The researcher, Dr. Kifaya Abu-Huda indicated in an interview with Afaq Environment and Development Magazine about a study she had prepared for a conference in Turkey titled “Evaluating Electronic Waste Management in the West Bank, using Geographic Information System-GIS”, that 1000 toxic substances are used in producing electronic devices, where these substances are mixed in small amounts making it difficult to separate them, not to mention that this waste contains raw materials that have economic value.

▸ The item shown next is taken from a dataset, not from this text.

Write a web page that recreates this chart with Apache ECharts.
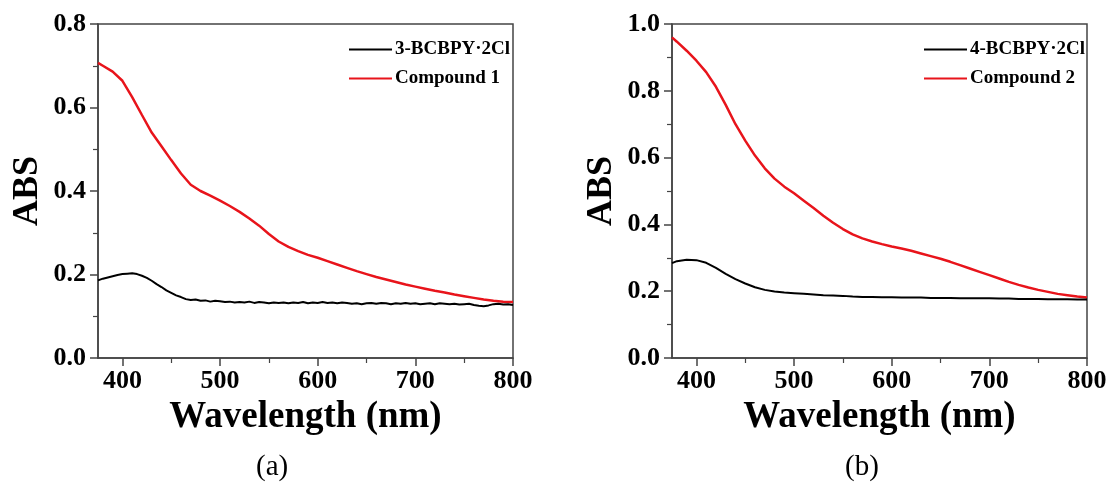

She explained that according to the environmental education manual authored by the environmental expert George Kurzom, the electric circuits in electronic devices contain toxic lead and cadmium, remote controls and electronic devices’ keys contain mercury and most of the energy-saving lamps and mobile phones’ battery contain high percentage of cadmium. She also mentioned that a computer weighing 32kg has 1.7 kg of toxic lead, arsenic and cobalt.
Its damage
According to Kurzom, the percentage of cadmium in a mobile phone battery is enough to pollute 600m3 of groundwater. And according to information obtained by the researcher Abu-Huda from Electronic Waste Addressing the Future (2008), the Palestinian solid waste dumping sites have large amounts of mercury, lead, chromium and cadmium that leak into the soil from electronic waste.
No Mechanism of disposal
In Palestine, thousands of tons of electronic and electric devices, lamps and batteries annually accumulate in the West Bank collected from residential areas. This waste is being disposed in an uncontrolled way incompatible with the environmental conditions, as they are thrown on the sidewalks and the roadsides and end up in random landfills and open land without treatment. Some people buy used devices to repair them, re-manufacture them or sell them.
The engineer Hussein Abu Oun who is the executive manager for the Joint Services Council for Solid Waste Management in Ramallah explained that there is no clear mechanism to dispose e-waste in Palestine but rather they are sent to ordinary landfills. He added “we tried to find a solution but we failed, we had an idea to set up an area for sorted waste of carton, plastic and electronic waste and we had a German grant to fund the project but we did not succeed in finding a place with the municipalities and therefore the project was canceled.”
Abu Oun added, what prevented the municipalities from providing a place is that the final location for waste treatment after sorting would be in Israel since there aren’t any Palestinian factories that could recycle e-waste and thus there was fear of normalization with Israel, although Palestinian paper and carton waste goes to Israeli factories due to the absence of recycling factories.
He added that if we want to find an environmental solution, sending waste to Israel is the only solution. In fact Ramallah Municipality had a project worth more than 50 thousand dollars to collect carton and send it to Israel, funded by the Bank of Palestine. However, the project was cancelled owing to fears of normalization.
Abu Oun denounced, “in the end we take our electricity and water from Israel because our benefit is more important, and this toxic waste could be disposed through Israel, and the workshops that deal with it such as in Hebron where they use primitive ways of disposal by burning computers and taking out aluminum, but these ways are dangerous to the environment and the people who utilize such methods.”
He also added that Palestine does not have the capacity to establish recycling factories because every ton of carton or paper needs 2.4 cubic meters of water and Palestine suffers from a scarcity of water, but for electronics it’s not difficult to have small workshops that take into consideration health and environmental conditions.